Simply Streep Review

“Plenty” is based on a play and you can tell from the first few minutes of dialogue throughout the film (and the fact that it was produced by Meryl’s long-time New York stage collaborator Joseph Papp). I have watched this several times now, always in hopes to enjoy it more – but for me, “Plenty” has never worked. Meryl’s performance is a masterclass of fine acting – here’s everything that critics have dismissed about her acting in the 1980’s – accents, foreign languages, breakdowns and suffering. She does all with immense power, creating a character worlds apart from Karen Blixen, who she portrayed the same year.

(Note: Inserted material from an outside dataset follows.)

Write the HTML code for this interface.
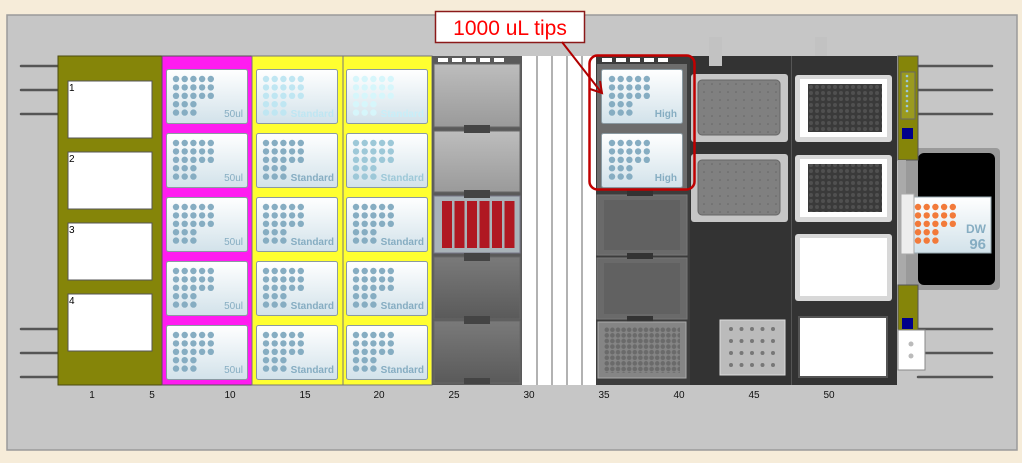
<!DOCTYPE html>
<html><head><meta charset="utf-8"><style>
html,body{margin:0;padding:0;background:#f6ecd9;}
svg{display:block}
text{font-family:"Liberation Sans",sans-serif}
</style></head><body>
<svg width="1022" height="463" viewBox="0 0 1022 463" xmlns="http://www.w3.org/2000/svg">
<defs>
<linearGradient id="tg" x1="0" y1="0" x2="0" y2="1"><stop offset="0" stop-color="#ffffff"/><stop offset="1" stop-color="#d2e2ea"/></linearGradient>
<linearGradient id="gb" x1="0" y1="0" x2="0" y2="1"><stop offset="0" stop-color="#bdbdbd"/><stop offset="1" stop-color="#9a9a9a"/></linearGradient>
<linearGradient id="gd" x1="0" y1="0" x2="0" y2="1"><stop offset="0" stop-color="#7a7a7a"/><stop offset="1" stop-color="#5a5a5a"/></linearGradient>
<pattern id="p384" x="604" y="327" width="5.6" height="5.6" patternUnits="userSpaceOnUse"><circle cx="2.8" cy="2.8" r="2.3" fill="#6a6a6a"/></pattern>
<pattern id="pdk" x="808" y="84" width="6" height="6" patternUnits="userSpaceOnUse"><rect width="6" height="6" fill="#3a3a3a"/><circle cx="3" cy="3" r="2" fill="#505050"/></pattern>
<pattern id="pgr" x="700" y="80" width="8" height="8" patternUnits="userSpaceOnUse"><rect width="8" height="8" fill="#808080"/><circle cx="4" cy="4" r="0.8" fill="#666"/></pattern>
<g id="dots">
<g fill="currentColor">
<circle cx="10" cy="10" r="3.2"/><circle cx="18.7" cy="10" r="3.2"/><circle cx="27.4" cy="10" r="3.2"/><circle cx="36.1" cy="10" r="3.2"/><circle cx="44.8" cy="10" r="3.2"/>
<circle cx="10" cy="18.4" r="3.2"/><circle cx="18.7" cy="18.4" r="3.2"/><circle cx="27.4" cy="18.4" r="3.2"/><circle cx="36.1" cy="18.4" r="3.2"/><circle cx="44.8" cy="18.4" r="3.2"/>
<circle cx="10" cy="26.8" r="3.2"/><circle cx="18.7" cy="26.8" r="3.2"/><circle cx="27.4" cy="26.8" r="3.2"/><circle cx="36.1" cy="26.8" r="3.2"/><circle cx="44.8" cy="26.8" r="3.2"/>
<circle cx="10" cy="35.2" r="3.2"/><circle cx="18.7" cy="35.2" r="3.2"/><circle cx="27.4" cy="35.2" r="3.2"/>
<circle cx="10" cy="43.6" r="3.2"/><circle cx="18.7" cy="43.6" r="3.2"/><circle cx="27.4" cy="43.6" r="3.2"/>
</g></g>
<g id="tb"><rect x="0.5" y="0.5" width="81" height="54" rx="2" fill="url(#tg)" stroke="#8a9aa2"/></g>
</defs>
<rect x="0" y="0" width="1022" height="463" fill="#f6ecd9"/>
<rect x="7" y="15" width="1010" height="435" fill="#c6c6c6" stroke="#9a9a9a" stroke-width="1.5"/>
<g stroke="#555" stroke-width="2.5" stroke-linecap="round">
<line x1="21" y1="66" x2="58" y2="66"/><line x1="21" y1="90" x2="58" y2="90"/><line x1="21" y1="114" x2="58" y2="114"/>
<line x1="21" y1="329" x2="58" y2="329"/><line x1="21" y1="353" x2="58" y2="353"/><line x1="21" y1="377" x2="58" y2="377"/>
<line x1="918" y1="66" x2="992" y2="66"/><line x1="918" y1="90" x2="992" y2="90"/><line x1="918" y1="114" x2="992" y2="114"/>
<line x1="918" y1="329" x2="992" y2="329"/><line x1="918" y1="353" x2="992" y2="353"/><line x1="918" y1="377" x2="992" y2="377"/>
</g>
<rect x="58" y="56" width="104" height="329" fill="#858509" stroke="#4a4a10"/>
<g fill="#fff" stroke="#555">
<rect x="68" y="81" width="84" height="57"/><rect x="68" y="152" width="84" height="57"/><rect x="68" y="223" width="84" height="57"/><rect x="68" y="294" width="84" height="57"/>
</g>
<g font-size="10" fill="#000"><text x="69" y="91">1</text><text x="69" y="162">2</text><text x="69" y="233">3</text><text x="69" y="304">4</text></g>
<rect x="162" y="56" width="90" height="329" fill="#ff1cf0" stroke="#555"/>
<rect x="252" y="56" width="91" height="329" fill="#ffff30" stroke="#777"/>
<rect x="343" y="56" width="89" height="329" fill="#ffff30" stroke="#777"/>
<g>
<g transform="translate(166,69)"><use href="#tb"/><use href="#dots" color="#86adc2"/><text x="77" y="48" font-size="10" fill="#86adc2" text-anchor="end">50ul</text></g>
<g transform="translate(166,133)"><use href="#tb"/><use href="#dots" color="#86adc2"/><text x="77" y="48" font-size="10" fill="#86adc2" text-anchor="end">50ul</text></g>
<g transform="translate(166,197)"><use href="#tb"/><use href="#dots" color="#86adc2"/><text x="77" y="48" font-size="10" fill="#86adc2" text-anchor="end">50ul</text></g>
<g transform="translate(166,261)"><use href="#tb"/><use href="#dots" color="#86adc2"/><text x="77" y="48" font-size="10" fill="#86adc2" text-anchor="end">50ul</text></g>
<g transform="translate(166,325)"><use href="#tb"/><use href="#dots" color="#86adc2"/><text x="77" y="48" font-size="10" fill="#86adc2" text-anchor="end">50ul</text></g>
</g>
<g font-size="10" font-weight="bold" text-anchor="end">
<g transform="translate(256,69)"><use href="#tb"/><use href="#dots" color="#bfe6f2"/><text x="78" y="48" fill="#bfe6f2">Standard</text></g>
<g transform="translate(256,133)"><use href="#tb"/><use href="#dots" color="#86adc2"/><text x="78" y="48" fill="#86adc2">Standard</text></g>
<g transform="translate(256,197)"><use href="#tb"/><use href="#dots" color="#86adc2"/><text x="78" y="48" fill="#86adc2">Standard</text></g>
<g transform="translate(256,261)"><use href="#tb"/><use href="#dots" color="#86adc2"/><text x="78" y="48" fill="#86adc2">Standard</text></g>
<g transform="translate(256,325)"><use href="#tb"/><use href="#dots" color="#86adc2"/><text x="78" y="48" fill="#86adc2">Standard</text></g>
<g transform="translate(346,69)"><use href="#tb"/><use href="#dots" color="#d6f6fb"/><text x="78" y="48" fill="#c8eef8">Standard</text></g>
<g transform="translate(346,133)"><use href="#tb"/><use href="#dots" color="#9dc8d8"/><text x="78" y="48" fill="#9dc8d8">Standard</text></g>
<g transform="translate(346,197)"><use href="#tb"/><use href="#dots" color="#86adc2"/><text x="78" y="48" fill="#86adc2">Standard</text></g>
<g transform="translate(346,261)"><use href="#tb"/><use href="#dots" color="#86adc2"/><text x="78" y="48" fill="#86adc2">Standard</text></g>
<g transform="translate(346,325)"><use href="#tb"/><use href="#dots" color="#86adc2"/><text x="78" y="48" fill="#86adc2">Standard</text></g>
</g>
<rect x="432" y="56" width="90" height="329" fill="#5a5a5a"/>
<g fill="#fff"><rect x="438" y="58" width="10" height="4"/><rect x="452" y="58" width="10" height="4"/><rect x="466" y="58" width="10" height="4"/><rect x="480" y="58" width="10" height="4"/><rect x="494" y="58" width="10" height="4"/></g>
<g stroke="#666" stroke-width="1">
<rect x="434" y="64" width="86" height="63" fill="url(#gb)"/>
<rect x="434" y="131" width="86" height="61" fill="url(#gb)"/>
<rect x="434" y="196" width="86" height="57" fill="#a9b3b9" stroke="#778"/>
<rect x="434" y="257" width="86" height="62" fill="url(#gd)"/>
<rect x="434" y="321" width="86" height="62" fill="url(#gd)"/>
</g>
<g fill="#444"><rect x="464" y="125" width="26" height="8"/><rect x="464" y="190" width="26" height="8"/><rect x="464" y="253" width="26" height="8"/><rect x="464" y="316" width="26" height="8"/><rect x="464" y="378" width="26" height="6"/></g>
<g fill="#b01822"><rect x="442" y="201" width="10" height="47"/><rect x="454.5" y="201" width="10" height="47"/><rect x="467" y="201" width="10" height="47"/><rect x="479.5" y="201" width="10" height="47"/><rect x="492" y="201" width="10" height="47"/><rect x="504.5" y="201" width="10" height="47"/></g>
<rect x="522" y="56" width="74" height="329" fill="#fff"/>
<g stroke="#999" stroke-width="1.5"><line x1="537" y1="56" x2="537" y2="385"/><line x1="552" y1="56" x2="552" y2="385"/><line x1="567" y1="56" x2="567" y2="385"/><line x1="582" y1="56" x2="582" y2="385"/></g>
<rect x="596" y="56" width="94" height="329" fill="#3c3c3c"/>
<g fill="#fff"><rect x="602" y="58" width="10" height="4"/><rect x="616" y="58" width="10" height="4"/><rect x="630" y="58" width="10" height="4"/><rect x="644" y="58" width="10" height="4"/><rect x="658" y="58" width="10" height="4"/></g>
<rect x="597" y="64" width="90" height="126" fill="#6d6d6d"/>
<g font-size="10" font-weight="bold" text-anchor="end">
<g transform="translate(601,69)"><use href="#tb"/><use href="#dots" color="#86adc2" transform="translate(1,0)"/><text x="76" y="48" fill="#86adc2">High</text></g>
<g transform="translate(601,133)"><use href="#tb"/><use href="#dots" color="#86adc2" transform="translate(1,0)"/><text x="76" y="48" fill="#86adc2">High</text></g>
</g>
<rect x="597" y="195" width="90" height="60" fill="#6a6a6a" stroke="#777"/><rect x="604" y="200" width="76" height="50" fill="#616161"/>
<rect x="597" y="258" width="90" height="61" fill="#6a6a6a" stroke="#777"/><rect x="604" y="263" width="76" height="51" fill="#616161"/>
<g fill="#333"><rect x="627" y="190" width="26" height="6"/><rect x="627" y="253" width="26" height="6"/><rect x="627" y="316" width="26" height="6"/></g>
<rect x="598" y="322" width="88" height="56" fill="#858585" stroke="#aaa"/>
<rect x="604" y="327" width="76" height="46" fill="url(#p384)"/>
<rect x="690" y="56" width="101" height="329" fill="#333"/>
<rect x="709" y="37" width="13" height="29" fill="#c2c2c2"/>
<rect x="815" y="37" width="12" height="29" fill="#c2c2c2"/>
<rect x="691" y="74" width="97" height="68" rx="3" fill="#c6c6c6"/><rect x="698" y="80" width="82" height="55" rx="4" fill="url(#pgr)" stroke="#666"/>
<rect x="691" y="154" width="97" height="68" rx="3" fill="#c6c6c6"/><rect x="698" y="160" width="82" height="55" rx="4" fill="url(#pgr)" stroke="#666"/>
<rect x="720" y="320" width="65" height="55" fill="#bbb" stroke="#ddd"/>
<g fill="#777">
<circle cx="731" cy="329" r="2"/><circle cx="741.5" cy="329" r="2"/><circle cx="752" cy="329" r="2"/><circle cx="762.5" cy="329" r="2"/><circle cx="773" cy="329" r="2"/>
<circle cx="731" cy="341" r="2"/><circle cx="741.5" cy="341" r="2"/><circle cx="752" cy="341" r="2"/><circle cx="762.5" cy="341" r="2"/><circle cx="773" cy="341" r="2"/>
<circle cx="731" cy="353" r="2"/><circle cx="741.5" cy="353" r="2"/><circle cx="752" cy="353" r="2"/><circle cx="762.5" cy="353" r="2"/><circle cx="773" cy="353" r="2"/>
<circle cx="731" cy="365" r="2"/><circle cx="741.5" cy="365" r="2"/><circle cx="752" cy="365" r="2"/><circle cx="762.5" cy="365" r="2"/><circle cx="773" cy="365" r="2"/>
</g>
<rect x="792" y="56" width="105" height="329" fill="#333"/>
<line x1="791.5" y1="56" x2="791.5" y2="385" stroke="#555"/>
<rect x="795" y="75" width="97" height="67" rx="3" fill="#d8d8d8"/><rect x="800" y="79" width="87" height="58" fill="#fff"/><rect x="808" y="84" width="74" height="48" fill="url(#pdk)"/>
<rect x="795" y="155" width="97" height="67" rx="3" fill="#d8d8d8"/><rect x="800" y="159" width="87" height="58" fill="#fff"/><rect x="808" y="164" width="74" height="48" fill="url(#pdk)"/>
<rect x="795" y="234" width="97" height="67" rx="3" fill="#d8d8d8"/><rect x="800" y="238" width="87" height="58" fill="#fff"/>
<rect x="798" y="316" width="90" height="62" fill="#555"/><rect x="800" y="318" width="86" height="58" fill="#fff"/>
<rect x="903" y="148" width="97" height="142" rx="4" fill="#9a9a9a"/>
<rect x="918" y="153" width="77" height="132" rx="6" fill="#000"/>
<rect x="898" y="56" width="20" height="104" fill="#858509" stroke="#555"/>
<rect x="901" y="72" width="14" height="47" fill="#9a9a20" stroke="#666"/>
<g fill="#9cc8dc"><circle cx="907" cy="76" r="1.3"/><circle cx="907" cy="81" r="1.3"/><circle cx="907" cy="86" r="1.3"/><circle cx="907" cy="91" r="1.3"/><circle cx="907" cy="96" r="1.3"/><circle cx="907" cy="101" r="1.3"/><circle cx="907" cy="106" r="1.3"/><circle cx="907" cy="111" r="1.3"/></g>
<rect x="902" y="128" width="11" height="11" fill="#00008a"/>
<rect x="898" y="160" width="8" height="125" fill="#aaa"/>
<rect x="898" y="285" width="20" height="45" fill="#858509" stroke="#555"/>
<rect x="902" y="318" width="11" height="11" fill="#00008a"/>
<rect x="898" y="330" width="27" height="40" fill="#fff" stroke="#888"/>
<circle cx="911" cy="344" r="2.5" fill="#bbb"/><circle cx="911" cy="356" r="2.5" fill="#bbb"/>
<rect x="910" y="197" width="81" height="56" fill="url(#tg)" stroke="#99aab2"/>
<rect x="901" y="194" width="13" height="60" fill="#eee" stroke="#aaa"/>
<g transform="translate(908,197)"><use href="#dots" color="#f27a3a"/></g>
<text x="986" y="233" font-size="12" font-weight="bold" fill="#86adc2" text-anchor="end">DW</text>
<text x="986" y="249" font-size="15" font-weight="bold" fill="#86adc2" text-anchor="end">96</text>
<g font-size="10" fill="#111" text-anchor="middle">
<text x="92" y="398">1</text><text x="152" y="398">5</text><text x="230" y="398">10</text><text x="305" y="398">15</text><text x="379" y="398">20</text><text x="454" y="398">25</text><text x="529" y="398">30</text><text x="604" y="398">35</text><text x="679" y="398">40</text><text x="754" y="398">45</text><text x="829" y="398">50</text>
</g>
<rect x="589.5" y="55.5" width="105" height="134" rx="8" fill="none" stroke="#c00000" stroke-width="2.5"/>
<rect x="435.5" y="11.5" width="149" height="31" fill="#fff" stroke="#8b1a1a" stroke-width="1.5"/>
<text x="510" y="35" font-size="21" fill="#f00" text-anchor="middle">1000 uL tips</text>
<line x1="562" y1="42" x2="601" y2="92" stroke="#b00000" stroke-width="2"/>
<polyline points="600,81 602,93 590,89" fill="none" stroke="#b00000" stroke-width="2"/>
</svg>
</body></html>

The supporting actors are magnificent as well, the usual suspects of British cinema – Charles Dance, John Guilgud, Ian McKellen, Australian Sam Neill, even British pop stars Tracey Ullman and Sting – unfortunately they’re all in a story I just didn’t care about. Susan is living an unfulfilled life of boredom, and the film feels just like that. Maybe the single reason for this is that not all stage plays can be transformed to the big screen. Three years later, director Fred Schepisi, Meryl and Sam Neill reunited for a project that gave them a base to prove their outstanding talents, “A Cry in the Dark”. Meryl’s bravura performance aside, “Plenty” is not a film I would recommend, maybe you need to be a theater buff to enjoy it more than I did.